◆ **Brief**
Your task is to retype, word for word, the lines from the start of the data through the line holding "two_theta = np.round(0.7". Do not include the pictures.

[Start]

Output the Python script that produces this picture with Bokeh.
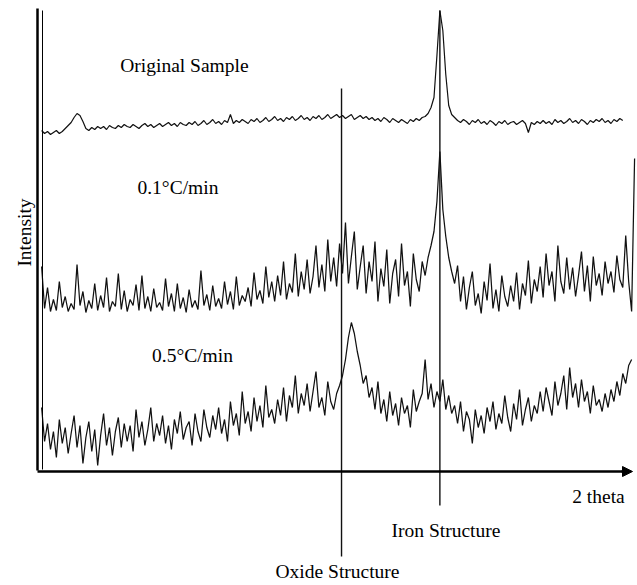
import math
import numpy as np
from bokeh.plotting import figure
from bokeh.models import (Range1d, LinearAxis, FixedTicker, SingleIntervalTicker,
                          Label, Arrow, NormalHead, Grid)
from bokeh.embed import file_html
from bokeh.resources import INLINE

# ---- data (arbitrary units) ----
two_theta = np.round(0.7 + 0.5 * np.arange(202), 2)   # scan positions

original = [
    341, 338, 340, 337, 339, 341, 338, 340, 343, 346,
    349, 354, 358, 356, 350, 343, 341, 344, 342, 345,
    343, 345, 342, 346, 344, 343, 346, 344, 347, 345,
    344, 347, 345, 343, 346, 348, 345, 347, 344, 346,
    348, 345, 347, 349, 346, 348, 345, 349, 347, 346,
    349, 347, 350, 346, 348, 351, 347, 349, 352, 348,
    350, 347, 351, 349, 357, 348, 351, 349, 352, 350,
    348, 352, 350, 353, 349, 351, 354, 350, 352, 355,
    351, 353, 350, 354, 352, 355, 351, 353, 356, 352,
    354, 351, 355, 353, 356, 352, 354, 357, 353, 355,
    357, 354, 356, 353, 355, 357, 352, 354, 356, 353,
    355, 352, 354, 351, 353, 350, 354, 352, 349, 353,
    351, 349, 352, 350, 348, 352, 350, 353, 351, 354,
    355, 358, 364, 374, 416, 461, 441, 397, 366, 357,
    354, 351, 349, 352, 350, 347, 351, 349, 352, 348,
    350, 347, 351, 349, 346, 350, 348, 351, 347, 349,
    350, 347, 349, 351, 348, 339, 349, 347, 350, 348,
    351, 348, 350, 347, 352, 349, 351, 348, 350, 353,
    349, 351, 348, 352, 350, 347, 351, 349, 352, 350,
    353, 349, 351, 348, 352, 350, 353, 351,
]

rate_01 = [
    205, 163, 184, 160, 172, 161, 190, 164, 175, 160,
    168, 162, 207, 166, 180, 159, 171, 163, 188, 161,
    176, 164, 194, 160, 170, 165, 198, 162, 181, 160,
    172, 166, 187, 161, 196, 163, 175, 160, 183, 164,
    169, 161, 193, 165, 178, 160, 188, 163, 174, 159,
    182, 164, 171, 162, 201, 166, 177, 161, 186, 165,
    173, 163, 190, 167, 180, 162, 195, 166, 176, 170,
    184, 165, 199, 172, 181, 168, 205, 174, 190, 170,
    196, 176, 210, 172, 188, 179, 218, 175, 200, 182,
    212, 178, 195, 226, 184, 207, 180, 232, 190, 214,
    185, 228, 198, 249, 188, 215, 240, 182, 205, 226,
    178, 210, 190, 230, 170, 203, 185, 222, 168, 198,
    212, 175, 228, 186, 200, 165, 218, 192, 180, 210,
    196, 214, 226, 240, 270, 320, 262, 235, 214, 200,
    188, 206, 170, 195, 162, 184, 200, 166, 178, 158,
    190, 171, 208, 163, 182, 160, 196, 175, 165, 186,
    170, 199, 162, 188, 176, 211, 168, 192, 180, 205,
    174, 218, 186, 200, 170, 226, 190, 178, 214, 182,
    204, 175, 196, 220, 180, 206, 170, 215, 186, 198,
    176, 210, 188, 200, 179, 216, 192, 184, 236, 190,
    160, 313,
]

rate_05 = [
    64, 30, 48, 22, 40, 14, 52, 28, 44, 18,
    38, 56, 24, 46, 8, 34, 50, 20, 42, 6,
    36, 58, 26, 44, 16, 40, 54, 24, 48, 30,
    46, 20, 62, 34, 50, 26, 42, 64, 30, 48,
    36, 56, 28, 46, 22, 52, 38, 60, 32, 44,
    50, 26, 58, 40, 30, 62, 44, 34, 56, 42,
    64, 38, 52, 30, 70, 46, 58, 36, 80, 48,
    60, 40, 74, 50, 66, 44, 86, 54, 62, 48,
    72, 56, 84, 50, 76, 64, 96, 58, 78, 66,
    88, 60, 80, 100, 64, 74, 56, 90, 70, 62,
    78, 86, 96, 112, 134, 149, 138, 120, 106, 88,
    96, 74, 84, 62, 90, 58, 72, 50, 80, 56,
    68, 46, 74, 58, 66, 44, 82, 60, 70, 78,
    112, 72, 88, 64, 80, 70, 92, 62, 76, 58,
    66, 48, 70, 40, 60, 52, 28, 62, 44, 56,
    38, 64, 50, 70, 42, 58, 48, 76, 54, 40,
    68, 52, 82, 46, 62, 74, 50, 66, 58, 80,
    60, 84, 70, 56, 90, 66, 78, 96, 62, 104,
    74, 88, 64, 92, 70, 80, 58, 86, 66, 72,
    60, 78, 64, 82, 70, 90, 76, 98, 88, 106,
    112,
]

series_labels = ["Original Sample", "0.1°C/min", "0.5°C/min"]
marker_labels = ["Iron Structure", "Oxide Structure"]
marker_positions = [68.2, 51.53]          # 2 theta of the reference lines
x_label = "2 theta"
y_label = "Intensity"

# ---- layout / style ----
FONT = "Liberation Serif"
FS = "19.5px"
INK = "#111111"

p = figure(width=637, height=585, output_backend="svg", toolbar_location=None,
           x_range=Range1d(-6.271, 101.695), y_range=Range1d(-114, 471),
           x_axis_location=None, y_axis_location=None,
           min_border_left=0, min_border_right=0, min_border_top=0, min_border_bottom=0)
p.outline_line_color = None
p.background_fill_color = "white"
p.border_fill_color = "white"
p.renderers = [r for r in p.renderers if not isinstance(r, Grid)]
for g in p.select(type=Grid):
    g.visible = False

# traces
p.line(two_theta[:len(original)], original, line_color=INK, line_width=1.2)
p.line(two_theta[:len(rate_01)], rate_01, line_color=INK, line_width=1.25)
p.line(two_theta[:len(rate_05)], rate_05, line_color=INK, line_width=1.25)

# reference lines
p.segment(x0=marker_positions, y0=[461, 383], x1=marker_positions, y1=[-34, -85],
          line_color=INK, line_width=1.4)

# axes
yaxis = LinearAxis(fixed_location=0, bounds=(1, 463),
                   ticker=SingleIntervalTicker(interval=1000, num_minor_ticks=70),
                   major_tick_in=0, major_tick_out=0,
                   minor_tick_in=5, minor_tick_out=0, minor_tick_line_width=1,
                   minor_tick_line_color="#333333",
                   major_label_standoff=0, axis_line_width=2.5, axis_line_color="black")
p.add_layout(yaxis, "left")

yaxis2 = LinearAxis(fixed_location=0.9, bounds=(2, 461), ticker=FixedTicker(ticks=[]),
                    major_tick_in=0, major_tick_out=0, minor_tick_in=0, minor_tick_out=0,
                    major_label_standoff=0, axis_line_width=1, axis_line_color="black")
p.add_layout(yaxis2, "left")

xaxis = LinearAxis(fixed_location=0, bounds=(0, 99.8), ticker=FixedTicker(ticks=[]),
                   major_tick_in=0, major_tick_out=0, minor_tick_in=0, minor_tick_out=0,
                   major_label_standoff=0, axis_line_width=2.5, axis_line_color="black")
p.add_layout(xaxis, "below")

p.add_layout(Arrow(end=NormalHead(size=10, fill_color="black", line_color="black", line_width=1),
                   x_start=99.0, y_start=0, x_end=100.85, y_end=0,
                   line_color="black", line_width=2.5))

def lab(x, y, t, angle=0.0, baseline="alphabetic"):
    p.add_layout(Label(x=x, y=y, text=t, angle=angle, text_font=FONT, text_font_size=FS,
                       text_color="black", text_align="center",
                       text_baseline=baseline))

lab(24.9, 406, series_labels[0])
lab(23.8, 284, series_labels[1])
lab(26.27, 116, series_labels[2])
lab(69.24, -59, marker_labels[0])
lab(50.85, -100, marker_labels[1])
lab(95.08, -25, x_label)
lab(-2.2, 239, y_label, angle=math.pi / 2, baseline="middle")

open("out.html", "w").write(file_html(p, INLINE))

[End]

◆ **Answer for the task**
Output the Python script that produces this picture with Bokeh.
import math
import numpy as np
from bokeh.plotting import figure
from bokeh.models import (Range1d, LinearAxis, FixedTicker, SingleIntervalTicker,
                          Label, Arrow, NormalHead, Grid)
from bokeh.embed import file_html
from bokeh.resources import INLINE

# ---- data (arbitrary units) ----
two_theta = np.round(0.7 + 0.5 * np.arange(202), 2)   # scan positions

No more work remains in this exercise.